Puisqu’on veut indemniser les victimes de la dictature de Zaba, ne doit-on pas penser aussi aux victimes qui ont payé de leurs vies les dérives terroristes du mouvement islamiste Ennahdha?
Par Tarak Arfaoui
Le jackpot du terrorisme «halal» (licite) est bien d'actualité en Tunisie. La polémique engendrée par la discussion autour du dédommagement matériel des victimes de la dictature de Zaba me laisse vraiment perplexe, tant elle est teintée d’hypocrisie et de mauvaise foi.
Militants politiques ou mercenaires?
En effet, grâce à Ennahdha, le militantisme politique est devenu sous nos cieux une véritable entreprise juteuse que l’on peut assimiler, en pesant bien les mots, à du mercenariat noyé pour la circonstance, pour être facilement avalé par le contribuable qui va payer des centaines de millions de dinars, dans une véritable potion de culpabilisation, de pitié et de martyrisation.
Mais en parlant de victimes, puisque le sujet est d’actualité, a-t-on pensé aux victimes des soi-disant victimes de la dictature qui ont payé de leurs vies les dérives terroristes du mouvement islamiste Ennahdha? La question, éminemment morale, qui se pose ouvertement est la suivante: peut-on dédommager matériellement les criminels et ignorer les victimes?
Ce sujet d’une gravité extrême gêne au plus haut point les dirigeants d’Ennahdha qui, sans présenter officiellement des excuses à leurs victimes ont eu, pour certains d’entre eux, l’honnêteté de reconnaitre officiellement leurs méfaits. Me Abdelfattah Mourou, l’un des fondateurs du Mouvement de tendance islamiste (Mti), ancienne dénomination d’Enahdha, en fait d’ailleurs un point d’honneur. Si tel est le cas, Ennahdha a le devoir absolu de dédommager les victimes de ses actes criminels et aussi le devoir de se la boucler définitivement sur le dossier des dédommagements des victimes de Zaba. Et encore faut-il que la justice joue vraiment son rôle dans ce cas précis.

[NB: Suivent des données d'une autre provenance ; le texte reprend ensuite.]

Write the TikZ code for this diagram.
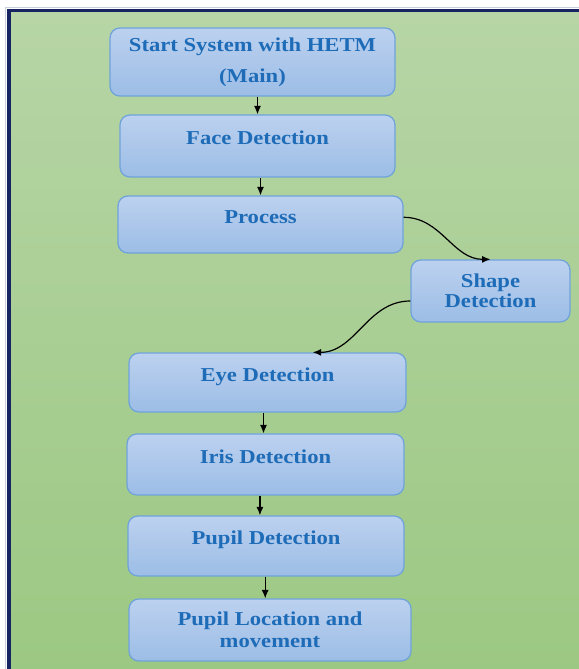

Basses manœuvres de diversion
A ma connaissance, aucun procureur digne de ce nom n’a jusqu’à présent ouvert ce dossier brulant. Il est inadmissible dans la Tunisie post révolutionnaire que des criminels se pavanent aux devants de la scène politique en occupant des postes de grande responsabilité, sans rendre compte de leurs actes à qui que ce soit, en ayant en plus le culot de donner des leçons de morale à leurs détracteurs. Il n’est pas facile d’effacer complètement de notre mémoire collective les actes criminels des islamistes qui essayent par de basses manœuvres de diversion de noyer le poisson dans l’eau en les attribuant aux milices de Zaba alors que tous les éléments de l’enquête prouvent indiscutablement que la planification, la logistique et l’exécution des attentats de Sousse, de Monastir et de Bab Souika dans les années 1980-1990 sont bien planifiés par des dirigeants d’Ennahdha. L’islam, la morale, la civilité et j’en passe ne laissent indiscutablement aucune place à la justification de ces actes.
Un dédommagement moral suffit
Quant au dédommagement des victimes de Zaba, il devrait être surtout moral, par la reconnaissance officielle et solennelle de l’Etat de ses dérives, et la reconnaissance matérielle, comme cela se fait partout dans le monde, des sacrifices des victimes sous forme de priorités sur le marché du travail, de prestations sociales gratuites comme, par exemple, les soins de santé, de la couverture sociale, du transport et de l’enseignement. Tout autre dédommagement matériel serait vraiment indigne des sacrifices consentis par ces militants qui n’ont été mandatés par personne.
Hammma Hammami, leader du Parti des travailleurs avait parfaitement résumé la situation en affirmant que le meilleur dédommagement qu’il avait reçu pour ses quarante années de combat contre la dictature était bel et bien la chute de la dictature de Ben Ali, et rien d’autre.